A questa desolante inerzia non si sottrae neppure la sinistra. E nel nostro paese la sua sottovalutazione della pericolosità della situazione assume contorni persino deprimenti.
Stendiamo un pietoso velo sul comportamento della sinistra oggi presente in parlamento. Mentre quella interna al PD sembra allineata, senza particolari distinguo, alle posizioni ufficiali del partito di sostegno esplicito al golpe di Kiev e ai suoi dirigenti nazional-fascisti e di demonizzazione della Russia (è di pochi giorni fa la sconcertante esibizione televisiva della stessa segretaria generale della CGIL a giustificazione delle sanzioni alla Russia, con l’utilizzo degli argomenti propagandistici dei settori più oltranzisti dell’imperialismo), “Sinistra ecologia e libertà”, dopo avere inizialmente simpatizzato per i protagonisti del golpe di Kiev, continua a mantenere il più rigoroso (e complice) silenzio sulle vicende che sconvolgono le terre violentate dall’aggressione nazista ai confini della Russia, come se la cosa non la riguardi o le crei imbarazzo.

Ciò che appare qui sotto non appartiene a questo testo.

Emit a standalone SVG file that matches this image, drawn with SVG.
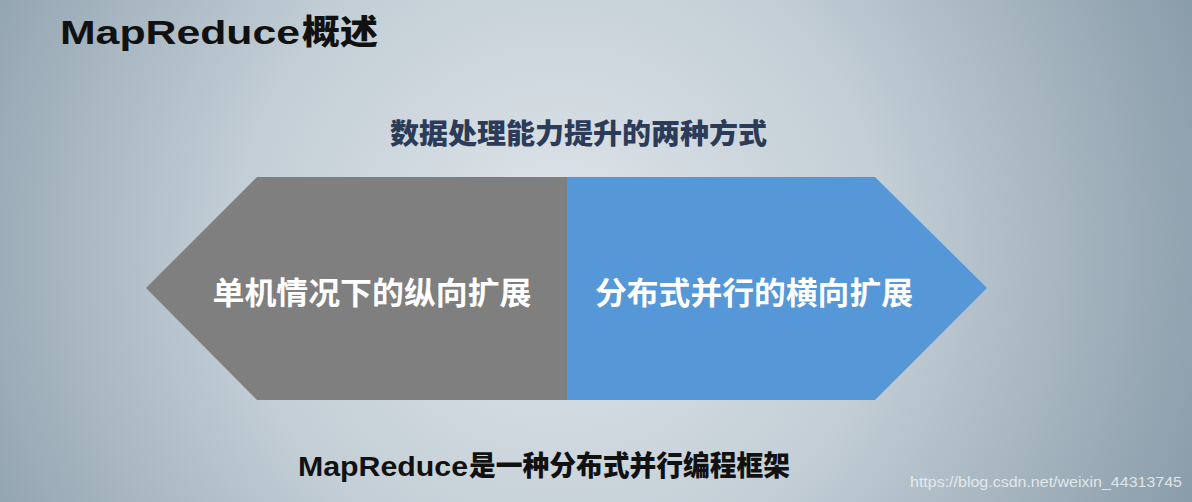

Ma, a essere obiettivi, non è che la sinistra extra-parlamentare se la passi meglio. Neppure da queste parti, con qualche lodevole eccezione, il tema della pace messa a repentaglio nel cuore dell’Europa sembra riscuotere un particolare successo. In tutte le ultime iniziative allestite all’insegna dell’unità della sinistra, pur caratterizzate da temi importanti e pregnanti come quelli del lavoro e della difesa della Costituzione, minacciata dalle manovre del governo Renzi, non sembra essercene traccia. Se si prova a leggere gli interventi di autorevoli dirigenti delle organizzazioni della sinistra extraparlamentare, di sue personalità storiche, a esaminare i contenuti di molti siti web di riferimento di partiti e componenti della cosiddetta “sinistra radicale”, si rimane colpiti dalla quasi completa assenza di contenuti che vadano oltre la semplice e sporadica registrazione delle notizie su quanto accade sul fronte di guerra del Donbass.

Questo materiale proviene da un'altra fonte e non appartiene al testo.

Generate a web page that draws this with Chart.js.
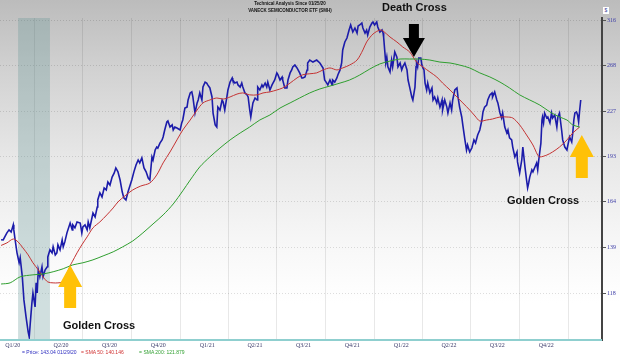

Fanno eccezione e meritano la massima considerazione e rilievo le iniziative messe in campo da tenaci personalità del giornalismo e della cultura (come Giulietto Chiesa, Manlio Dinucci, Domenico Losurdo e Vauro Senesi), da gruppi informali e da alcuni siti web (oltre al nostro Marx21.it che ha dato ampio spazio a materiali e campagne promossi dai comunisti ucraini e russi, ricordiamo quelli di Contropiano e del CIVG), le campagne di sensibilizzazione come quella che ha visto come protagonisti i musicisti della Banda Bassotti con i loro concerti nelle zone interessate dalla guerra, i presidi e le manifestazioni di comitati locali spesso purtroppo scollegati dalle forze più organizzate della sinistra, numerose pagine facebook (come “con L’Ucraina antifascista” e “Fronte Sud”) e, tra le forze politiche, il Partito Comunista d’Italia e la Rete dei comunisti che, fin dall’inizio, hanno messo a disposizione le loro strutture e i loro militanti per manifestazioni e dibattiti su quanto accade in Ucraina, che hanno coinvolto alcune migliaia di cittadini. Spicca poi il lavoro straordinario di Pandora TV che ha garantito una quotidiana controinformazione che ha cercato di contrastare il torrente di menzogne rovesciatoci addosso dall’apparato mediatico dominante. E mi scuso se ho dimenticato qualcuno.
Ma è la questione della nostra appartenenza alla NATO quella che ormai non può più essere derubricata dall’agenda dell’iniziativa politica di quella che si suole chiamare “sinistra” nel nostro paese. E’ la parola d’ordine dell’uscita dell’Italia dall’alleanza militare imperialista che oggi dovrebbe essere posta all’ordine del giorno della più grande mobilitazione di massa. E non è più giustificabile che iniziative come quelle che, negli ultimi mesi, sono state avviate con la proposta della creazione di un Comitato No Nato (http://www.marx21.it/internazionale/pace-e-guerra/24863-perche-dobbiamo-uscire-dalla-nato.html) siano delegate a un gruppo di attivisti volonterosi e determinati. Attorno a questa iniziativa non è più rinviabile la partecipazione e l’adesione di un vasto schieramento di forze che hanno a cuore la pace.
E invece la questione che più dovrebbe essere all’ordine del giorno, non solo per il popolo italiano ma per tutti i popoli del nostro pianeta, la questione della pace compromessa dalle guerre, dalle aggressioni e dall’ingerenza sfacciata dell’imperialismo e dei suoi disegni egemonici, che rischiano di trasformarsi in catastrofe globale, è quasi completamente assente nel confronto di chi si propone di chiamare a raccolta le forze della sinistra. Come se le sorti dell’umanità su cui incombe questa minaccia non riguardassero gli uomini e le donne del nostro paese, più di ogni altro problema.
E’ invece venuto veramente il momento di prendere piena consapevolezza della gravità della situazione che stiamo vivendo in queste ore. La guerra globale è alle porte. Non ci sono più giustificazioni. I comunisti, la sinistra, tutti i democratici si mobilitino finalmente, con tutte le loro forze, in modo corrispondente alle gloriose tradizioni del movimento per la pace del nostro paese, contro la scalata aggressiva di USA e NATO nel Donbass, contro la guerra imperialista. Prima che sia troppo tardi.